RealtimeSTT Low-Latency Speech-to-Text Python Library
RealtimeSTT is a Python library for real-time speech-to-text with advanced voice activity detection, wake word activation, and instant transcription. It combines WebRTC VAD, Silero VAD, and Faster Whisper for production-grade voice input in agent applications.
npx skills add agentskillexchange/skills --skill realtimestt-low-latency-speech-to-text-python
RealtimeSTT is a Python library that provides easy-to-use, low-latency speech-to-text conversion designed for real-time applications. Created by Kolja Beigel, it combines industry-standard components for voice activity detection and speech recognition into a unified API that handles the complex pipeline of listening, detecting speech boundaries, and transcribing audio.
What this skill actually does
Architecture
The library uses a multi-stage processing pipeline. First, WebRTC VAD performs initial voice activity detection with minimal latency. Silero VAD then provides more accurate verification to reduce false positives. Finally, Faster Whisper handles GPU-accelerated transcription using OpenAI’s Whisper models. For wake word detection, it supports both Picovoice Porcupine and OpenWakeWord.
Core Features
- Automatic voice activity detection that identifies speech start and stop points
- Real-time transcription with configurable Whisper model sizes (tiny through large-v3)

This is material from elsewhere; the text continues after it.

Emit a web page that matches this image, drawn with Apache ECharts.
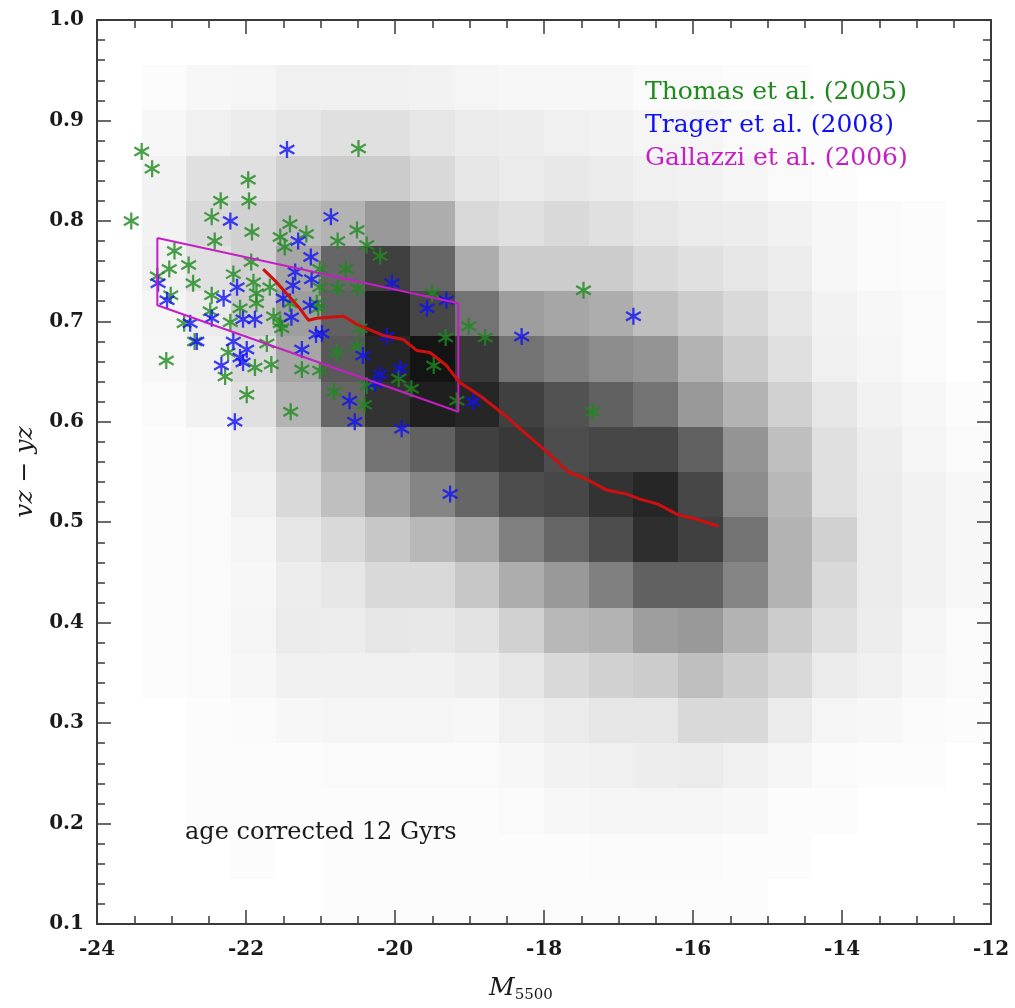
<!DOCTYPE html>
<html>
<head>
<meta charset="utf-8">
<script src="https://cdn.jsdelivr.net/npm/echarts@6/dist/echarts.min.js"></script>
<style>html,body{margin:0;padding:0;background:#fff;overflow:hidden;}#c{width:1015px;height:1008px;}</style>
</head>
<body>
<div id="c"></div>
<script>
// ---- data ----
const xEdges = [-24, -23.4, -22.8, -22.2, -21.6, -21.0, -20.4, -19.8, -19.2, -18.6, -18.0, -17.4, -16.8, -16.2, -15.6, -15.0, -14.4, -13.8, -13.2, -12.6, -12.0];
const yEdges = [0.1, 0.145, 0.19, 0.235, 0.28, 0.325, 0.37, 0.415, 0.46, 0.505, 0.55, 0.595, 0.64, 0.685, 0.73, 0.775, 0.82, 0.865, 0.91, 0.955];
// density (grey darkness, %) per row, bottom row first, columns left to right
const row0  = [0,0,0,0,0,1,1,1,1,1,1,1,1,1,1,0,0,0,0,0];
const row1  = [0,0,0,1,0,1,1,1,1,1,1,2,2,2,1,1,0,0,0,0];
const row2  = [0,0,1,1,1,1,1,1,1,2,3,4,4,4,3,1,1,0,0,0];
const row3  = [0,0,1,1,1,2,2,2,2,3,5,6,7,8,6,4,2,1,1,0];
const row4  = [0,0,1,2,3,4,4,4,3,6,8,10,10,15,15,8,4,3,2,1];
const row5  = [0,1,2,3,6,6,6,6,7,10,15,18,20,25,20,15,8,6,3,2];
const row6  = [0,1,2,4,8,7,10,9,11,18,28,30,38,40,30,20,12,7,4,2];
const row7  = [0,1,2,3,7,10,15,15,22,32,40,50,62,62,48,30,15,8,5,3];
const row8  = [0,1,2,4,10,15,22,28,35,50,60,70,82,75,55,30,18,8,5,3];
const row9  = [0,1,2,6,15,25,38,48,60,70,72,80,85,72,45,28,12,8,5,3];
const row10 = [0,1,2,8,18,30,55,62,75,78,70,72,72,62,42,25,12,7,4,2];
const row11 = [0,2,5,12,30,60,80,88,85,75,68,62,55,40,30,18,10,5,3,1];
const row12 = [0,3,6,15,35,65,85,92,78,55,50,45,42,30,20,12,6,4,2,0];
const row13 = [0,4,8,20,38,62,88,72,55,38,35,32,25,20,15,10,5,3,2,0];
const row14 = [0,6,12,18,35,60,75,60,32,20,20,20,15,12,10,7,3,2,1,0];
const row15 = [0,5,15,18,26,30,40,32,15,12,15,12,10,8,7,5,3,2,1,0];
const row16 = [0,5,12,12,18,20,20,15,10,8,9,8,6,5,4,2,1,0,0,0];
const row17 = [0,3,6,8,10,12,12,10,8,7,6,5,4,4,2,1,1,0,0,0];
const row18 = [0,1,3,4,6,6,6,5,4,3,3,3,2,2,1,1,0,0,0,0];
const densityRows = [row0,row1,row2,row3,row4,row5,row6,row7,row8,row9,row10,row11,row12,row13,row14,row15,row16,row17,row18];

const thomasPoints = [[-23.40,0.869],[-23.26,0.852],[-23.54,0.800],[-21.97,0.841],[-22.34,0.820],[-21.96,0.820],[-22.46,0.804],[-21.92,0.789],[-22.42,0.780],[-20.49,0.872],[-22.96,0.770],[-22.77,0.756],[-23.03,0.752],[-22.71,0.738],[-23.01,0.726],[-23.19,0.745],[-21.41,0.797],[-21.54,0.784],[-21.19,0.787],[-21.48,0.774],[-20.77,0.780],[-20.51,0.791],[-20.38,0.776],[-20.20,0.765],[-21.93,0.759],[-22.17,0.747],[-20.66,0.752],[-22.83,0.698],[-22.69,0.680],[-23.07,0.661],[-21.99,0.627],[-21.40,0.610],[-19.01,0.695],[-18.79,0.684],[-19.32,0.684],[-19.48,0.656],[-19.50,0.728],[-21.01,0.734],[-20.77,0.733],[-20.50,0.733],[-21.03,0.713],[-20.78,0.669],[-21.25,0.652],[-21.01,0.651],[-20.82,0.630],[-20.41,0.617],[-21.66,0.657],[-22.28,0.645],[-21.88,0.654],[-19.78,0.633],[-19.17,0.621],[-19.95,0.643],[-22.46,0.726],[-21.90,0.739],[-21.86,0.728],[-21.68,0.734],[-21.86,0.718],[-22.48,0.710],[-21.01,0.752],[-22.24,0.669],[-21.72,0.678],[-21.52,0.693],[-20.51,0.675],[-20.38,0.636],[-20.47,0.693],[-17.47,0.731],[-17.35,0.610],[-21.05,0.718],[-22.21,0.699],[-21.63,0.705],[-21.54,0.698],[-21.41,0.718],[-22.08,0.713]];
const tragerPoints = [[-21.45,0.871],[-22.21,0.800],[-23.18,0.738],[-23.06,0.721],[-22.12,0.734],[-22.30,0.723],[-21.50,0.723],[-22.75,0.698],[-22.46,0.703],[-22.04,0.702],[-21.88,0.702],[-20.86,0.804],[-21.30,0.780],[-21.13,0.764],[-21.34,0.749],[-21.12,0.742],[-21.37,0.736],[-21.14,0.716],[-21.39,0.704],[-20.04,0.738],[-19.57,0.713],[-19.31,0.721],[-22.15,0.600],[-22.33,0.656],[-22.08,0.664],[-21.99,0.672],[-22.17,0.680],[-22.66,0.680],[-22.04,0.659],[-20.98,0.688],[-21.25,0.672],[-20.43,0.666],[-20.11,0.685],[-20.20,0.647],[-19.93,0.653],[-20.27,0.638],[-20.61,0.621],[-20.54,0.600],[-19.91,0.593],[-18.95,0.620],[-19.26,0.528],[-16.80,0.705],[-18.30,0.685],[-21.06,0.687]];
const gallazziBox = [[-23.19,0.783],[-19.15,0.718],[-19.15,0.610],[-23.19,0.716],[-23.19,0.783]];
const medianLine = [[-21.77,0.752],[-21.59,0.739],[-21.28,0.713],[-21.16,0.701],[-21.05,0.703],[-20.69,0.705],[-20.51,0.697],[-20.16,0.686],[-19.89,0.682],[-19.71,0.671],[-19.53,0.669],[-19.31,0.656],[-19.13,0.639],[-18.86,0.626],[-18.50,0.605],[-18.32,0.593],[-17.96,0.570],[-17.67,0.550],[-17.43,0.543],[-17.16,0.532],[-16.89,0.528],[-16.71,0.523],[-16.47,0.518],[-16.22,0.508],[-15.95,0.503],[-15.66,0.496]];
const xTicks = {min: -24, max: -12, step: 2};
const yTicks = {min: 0.1, max: 1.0, step: 0.1};
const legendTexts = ['Thomas et al. (2005)', 'Trager et al. (2008)', 'Gallazzi et al. (2006)'];
const noteText = 'age corrected 12 Gyrs';

// ---- build ----
const cells = [];
densityRows.forEach((row, j) => row.forEach((d, k) => {
  cells.push([xEdges[k], yEdges[j], xEdges[k + 1], yEdges[j + 1], d]);
}));

const SERIF = "'DejaVu Serif', 'Liberation Serif', serif";
const AX = '#3a3a3a';
const asterisk = 'path://M0,-10L0,10M-8.66,-5L8.66,5M-8.66,5L8.66,-5';
const GREEN = '#1e8a1e', BLUE = '#1010f5', MAGENTA = '#c41fc4';

function axisCommon(extra) {
  return Object.assign({
    type: 'value',
    z: 20,
    axisLine: {show: true, onZero: false, lineStyle: {color: AX, width: 2}},
    axisTick: {show: true, inside: true, length: 14, lineStyle: {color: AX, width: 1.5}},
    splitLine: {show: false},
    minorSplitLine: {show: false}
  }, extra);
}

const chart = echarts.init(document.getElementById('c'), null, {width: 1015, height: 1008});
chart.setOption({
  animation: false,
  backgroundColor: '#ffffff',
  grid: {left: 97, top: 20, width: 894, height: 914},
  xAxis: [
    axisCommon({position: 'bottom', min: xTicks.min, max: xTicks.max, interval: xTicks.step,
      minorTick: {show: true, splitNumber: 4, length: 8, lineStyle: {color: AX, width: 1.5}},
      axisLabel: {fontFamily: SERIF, fontWeight: 'bold', fontSize: 20, color: '#1a1a1a', margin: 16},
      name: '{m|M}{s|5500}', nameLocation: 'middle', nameGap: 50,
      nameTextStyle: {padding: [0, 46, 0, 0], rich: {
        m: {fontFamily: SERIF, fontStyle: 'italic', fontSize: 25, color: '#1a1a1a'},
        s: {fontFamily: SERIF, fontSize: 15, color: '#1a1a1a', padding: [14, 0, 0, 0]}
      }}}),
    axisCommon({position: 'top', min: xTicks.min, max: xTicks.max, interval: xTicks.step,
      minorTick: {show: true, splitNumber: 4, length: 8, lineStyle: {color: AX, width: 1.5}},
      axisLabel: {show: false}})
  ],
  yAxis: [
    axisCommon({position: 'left', min: yTicks.min, max: yTicks.max, interval: yTicks.step,
      minorTick: {show: true, splitNumber: 5, length: 8, lineStyle: {color: AX, width: 1.5}},
      axisLabel: {fontFamily: SERIF, fontWeight: 'bold', fontSize: 20, color: '#1a1a1a', margin: 13,
        formatter: v => v.toFixed(1)},
      name: 'vz − yz', nameLocation: 'middle', nameGap: 57,
      nameTextStyle: {fontFamily: SERIF, fontStyle: 'italic', fontSize: 25, color: '#1a1a1a'}}),
    axisCommon({position: 'right', min: yTicks.min, max: yTicks.max, interval: yTicks.step,
      minorTick: {show: true, splitNumber: 5, length: 8, lineStyle: {color: AX, width: 1.5}},
      axisLabel: {show: false}})
  ],
  series: [
    {
      type: 'custom',
      data: cells,
      encode: {x: [0, 2], y: [1, 3]},
      silent: true,
      z: 1,
      renderItem: function (params, api) {
        const p1 = api.coord([api.value(0), api.value(3)]);
        const p2 = api.coord([api.value(2), api.value(1)]);
        const x0 = Math.round(p1[0]), y0 = Math.round(p1[1]);
        const x1 = Math.round(p2[0]), y1 = Math.round(p2[1]);
        const g = Math.round(255 * (1 - api.value(4) / 100));
        return {
          type: 'rect',
          shape: {x: x0, y: y0, width: x1 - x0, height: y1 - y0},
          style: {fill: 'rgb(' + g + ',' + g + ',' + g + ')'}
        };
      }
    },
    {
      type: 'scatter', name: legendTexts[0], data: thomasPoints, z: 3,
      symbol: asterisk, symbolSize: 17, symbolKeepAspect: true,
      itemStyle: {color: 'rgba(0,0,0,0)', borderColor: GREEN, borderWidth: 2.3}
    },
    {
      type: 'scatter', name: legendTexts[1], data: tragerPoints, z: 4,
      symbol: asterisk, symbolSize: 17, symbolKeepAspect: true,
      itemStyle: {color: 'rgba(0,0,0,0)', borderColor: BLUE, borderWidth: 2.3}
    },
    {
      type: 'line', name: legendTexts[2], data: gallazziBox, z: 5,
      showSymbol: false, symbol: 'none',
      lineStyle: {color: MAGENTA, width: 2}
    },
    {
      type: 'line', data: medianLine, z: 6,
      showSymbol: false, symbol: 'none',
      lineStyle: {color: '#d01010', width: 3}
    }
  ],
  graphic: [
    {type: 'text', z: 100, left: 645, top: 80, style: {text: legendTexts[0], fill: GREEN, font: "25px 'DejaVu Serif'"}},
    {type: 'text', z: 100, left: 645, top: 113, style: {text: legendTexts[1], fill: BLUE, font: "25px 'DejaVu Serif'"}},
    {type: 'text', z: 100, left: 645, top: 146, style: {text: legendTexts[2], fill: MAGENTA, font: "25px 'DejaVu Serif'"}},
    {type: 'text', z: 100, left: 185, top: 821, style: {text: noteText, fill: '#1a1a1a', font: "24px 'DejaVu Serif'"}}
  ]
});
</script>
</body>
</html>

- Wake word activation using Porcupine or OpenWakeWord for hands-free operation
- Client-server architecture with AudioToTextRecorderClient for distributed deployments
- CLI interface with stt-server and stt commands for quick integration
- Callback-based API for processing transcribed text as it becomes available
Agent Integration
RealtimeSTT is particularly valuable for building voice-controlled AI agents and assistants. Its AudioToTextRecorder class provides a simple interface where agents receive transcribed text through callbacks, making it straightforward to pipe voice input into LLM-based conversation systems. The library handles all the complexity of microphone input, silence detection, and transcription timing.
Usage
Basic usage requires just a few lines of Python. Initialize AudioToTextRecorder, then call recorder.text() in a loop with a callback function. The library automatically manages audio capture, speech detection, and transcription. GPU acceleration via CUDA significantly improves transcription speed for larger models.
The library is available on PyPI via pip install RealtimeSTT and is MIT-licensed. It has over 9,600 GitHub stars and an active community. The companion library RealtimeTTS handles the output side for complete voice conversation systems.